PROBLEM TO SOLVE
Wherever a line in the data below holds "with", copy that line.

MATERIAL SHOWN
---*---
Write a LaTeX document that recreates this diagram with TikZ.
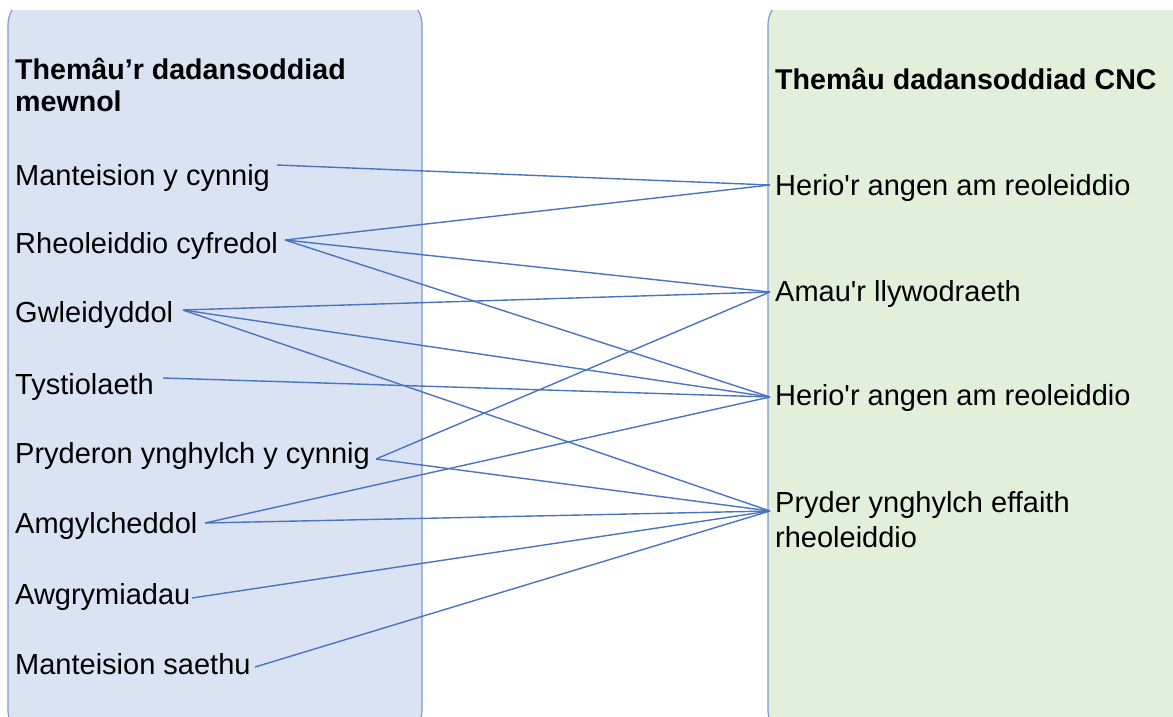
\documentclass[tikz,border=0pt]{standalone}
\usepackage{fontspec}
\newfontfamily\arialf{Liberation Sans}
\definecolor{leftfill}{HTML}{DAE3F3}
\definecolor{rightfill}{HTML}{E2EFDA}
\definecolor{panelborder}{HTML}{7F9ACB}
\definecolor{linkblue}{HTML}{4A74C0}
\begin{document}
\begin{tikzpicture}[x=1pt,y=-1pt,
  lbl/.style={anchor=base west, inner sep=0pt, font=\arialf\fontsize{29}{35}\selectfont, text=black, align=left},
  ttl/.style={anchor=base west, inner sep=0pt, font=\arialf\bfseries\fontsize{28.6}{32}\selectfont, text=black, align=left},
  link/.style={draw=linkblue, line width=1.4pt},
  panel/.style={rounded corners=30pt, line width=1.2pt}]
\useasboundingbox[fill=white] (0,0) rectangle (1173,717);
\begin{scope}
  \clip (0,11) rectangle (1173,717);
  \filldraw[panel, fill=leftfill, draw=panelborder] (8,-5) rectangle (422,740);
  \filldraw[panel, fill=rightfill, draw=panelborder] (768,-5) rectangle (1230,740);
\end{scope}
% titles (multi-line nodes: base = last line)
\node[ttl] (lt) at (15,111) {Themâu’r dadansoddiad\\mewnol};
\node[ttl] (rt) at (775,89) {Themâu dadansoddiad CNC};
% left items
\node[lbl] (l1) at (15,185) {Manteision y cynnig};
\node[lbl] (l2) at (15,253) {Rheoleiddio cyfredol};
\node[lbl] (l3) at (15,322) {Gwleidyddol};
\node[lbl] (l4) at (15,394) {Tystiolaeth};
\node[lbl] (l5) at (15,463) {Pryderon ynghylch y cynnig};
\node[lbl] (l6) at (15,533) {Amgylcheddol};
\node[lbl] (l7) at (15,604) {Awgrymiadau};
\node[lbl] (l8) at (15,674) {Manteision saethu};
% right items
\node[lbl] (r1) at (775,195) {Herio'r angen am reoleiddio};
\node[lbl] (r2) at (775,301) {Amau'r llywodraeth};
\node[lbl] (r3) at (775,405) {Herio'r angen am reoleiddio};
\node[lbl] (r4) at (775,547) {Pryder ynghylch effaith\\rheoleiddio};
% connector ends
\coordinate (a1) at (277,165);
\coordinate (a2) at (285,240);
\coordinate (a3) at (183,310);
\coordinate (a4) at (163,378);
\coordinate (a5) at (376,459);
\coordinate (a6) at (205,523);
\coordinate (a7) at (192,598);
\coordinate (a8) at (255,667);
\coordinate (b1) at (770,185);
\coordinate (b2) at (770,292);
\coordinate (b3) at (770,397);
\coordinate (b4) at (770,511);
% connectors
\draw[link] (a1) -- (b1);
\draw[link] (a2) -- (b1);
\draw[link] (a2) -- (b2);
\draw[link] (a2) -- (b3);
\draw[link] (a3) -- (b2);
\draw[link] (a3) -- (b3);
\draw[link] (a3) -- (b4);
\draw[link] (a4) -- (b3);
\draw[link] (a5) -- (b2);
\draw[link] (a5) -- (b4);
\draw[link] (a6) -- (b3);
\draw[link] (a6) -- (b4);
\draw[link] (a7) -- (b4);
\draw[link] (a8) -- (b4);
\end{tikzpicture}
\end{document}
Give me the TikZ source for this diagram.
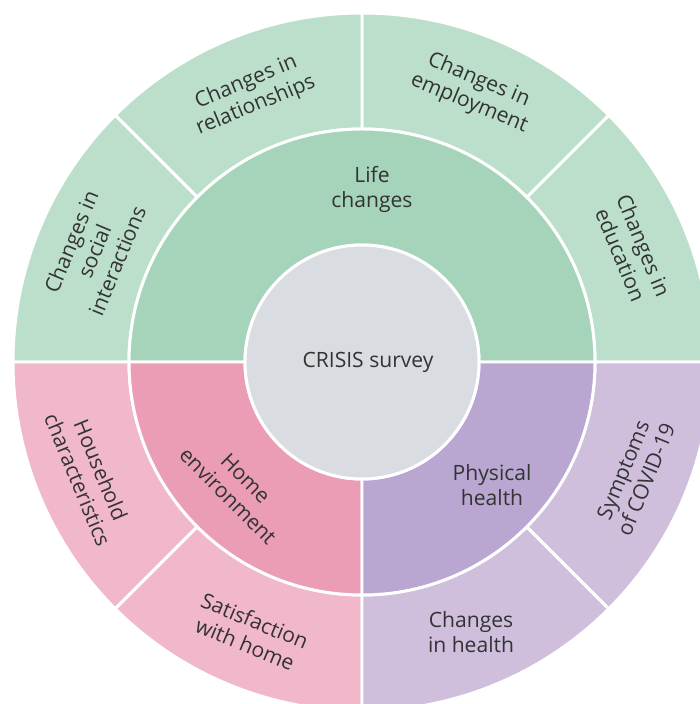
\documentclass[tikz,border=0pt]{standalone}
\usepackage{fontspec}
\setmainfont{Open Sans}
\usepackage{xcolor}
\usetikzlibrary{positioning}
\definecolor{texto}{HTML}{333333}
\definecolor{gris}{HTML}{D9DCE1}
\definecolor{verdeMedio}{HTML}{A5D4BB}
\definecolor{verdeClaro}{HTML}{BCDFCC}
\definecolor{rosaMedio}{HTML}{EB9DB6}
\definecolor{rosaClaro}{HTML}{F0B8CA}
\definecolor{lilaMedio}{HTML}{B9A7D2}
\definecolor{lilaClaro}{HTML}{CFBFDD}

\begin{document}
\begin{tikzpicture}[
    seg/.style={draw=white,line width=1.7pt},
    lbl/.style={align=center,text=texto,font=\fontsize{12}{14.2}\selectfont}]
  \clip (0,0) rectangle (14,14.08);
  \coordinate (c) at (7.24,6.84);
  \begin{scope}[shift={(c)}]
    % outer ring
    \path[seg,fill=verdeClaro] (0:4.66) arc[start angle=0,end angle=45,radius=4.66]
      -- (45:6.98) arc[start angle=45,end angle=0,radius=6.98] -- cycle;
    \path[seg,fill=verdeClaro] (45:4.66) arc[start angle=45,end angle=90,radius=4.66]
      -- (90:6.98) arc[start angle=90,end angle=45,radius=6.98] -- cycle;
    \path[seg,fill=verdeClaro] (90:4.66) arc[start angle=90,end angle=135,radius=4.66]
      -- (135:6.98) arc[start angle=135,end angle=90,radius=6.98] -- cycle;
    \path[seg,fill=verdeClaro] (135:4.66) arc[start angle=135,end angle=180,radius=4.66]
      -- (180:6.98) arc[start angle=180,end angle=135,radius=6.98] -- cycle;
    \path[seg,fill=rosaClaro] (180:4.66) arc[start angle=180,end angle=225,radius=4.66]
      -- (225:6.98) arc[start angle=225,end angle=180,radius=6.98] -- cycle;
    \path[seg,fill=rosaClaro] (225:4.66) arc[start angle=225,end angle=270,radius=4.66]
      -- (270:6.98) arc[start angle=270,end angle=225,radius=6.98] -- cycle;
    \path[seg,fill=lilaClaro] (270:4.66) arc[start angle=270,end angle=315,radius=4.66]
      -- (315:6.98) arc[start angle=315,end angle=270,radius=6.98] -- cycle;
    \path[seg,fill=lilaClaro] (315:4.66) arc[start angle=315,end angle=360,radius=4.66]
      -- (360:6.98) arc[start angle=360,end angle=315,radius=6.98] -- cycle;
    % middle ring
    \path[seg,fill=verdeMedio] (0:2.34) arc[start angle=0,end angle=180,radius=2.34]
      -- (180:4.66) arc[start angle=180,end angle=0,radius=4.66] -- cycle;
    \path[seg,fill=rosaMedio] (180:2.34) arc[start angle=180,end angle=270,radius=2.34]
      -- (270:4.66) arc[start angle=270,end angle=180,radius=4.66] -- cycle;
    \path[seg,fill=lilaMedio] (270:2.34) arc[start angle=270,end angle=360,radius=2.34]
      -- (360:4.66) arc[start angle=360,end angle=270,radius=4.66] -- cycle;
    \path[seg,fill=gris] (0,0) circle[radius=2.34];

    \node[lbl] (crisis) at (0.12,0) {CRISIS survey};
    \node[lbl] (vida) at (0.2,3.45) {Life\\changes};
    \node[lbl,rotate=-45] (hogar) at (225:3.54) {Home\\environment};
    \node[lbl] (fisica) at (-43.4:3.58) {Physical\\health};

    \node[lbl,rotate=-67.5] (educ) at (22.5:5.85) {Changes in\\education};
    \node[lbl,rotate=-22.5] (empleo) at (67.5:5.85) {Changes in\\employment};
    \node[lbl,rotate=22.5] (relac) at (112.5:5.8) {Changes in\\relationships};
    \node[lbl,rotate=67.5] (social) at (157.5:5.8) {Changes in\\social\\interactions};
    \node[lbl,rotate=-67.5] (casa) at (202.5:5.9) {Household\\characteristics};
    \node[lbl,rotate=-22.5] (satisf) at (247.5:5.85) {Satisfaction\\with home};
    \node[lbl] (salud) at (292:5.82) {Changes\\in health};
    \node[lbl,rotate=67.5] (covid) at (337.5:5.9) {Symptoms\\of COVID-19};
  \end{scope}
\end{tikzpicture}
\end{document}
---*---
SOLUTION FOR THIS EXERCISE
Write a LaTeX document that recreates this diagram with TikZ.
    \node[lbl,rotate=-22.5] (satisf) at (247.5:5.85) {Satisfaction\\with home};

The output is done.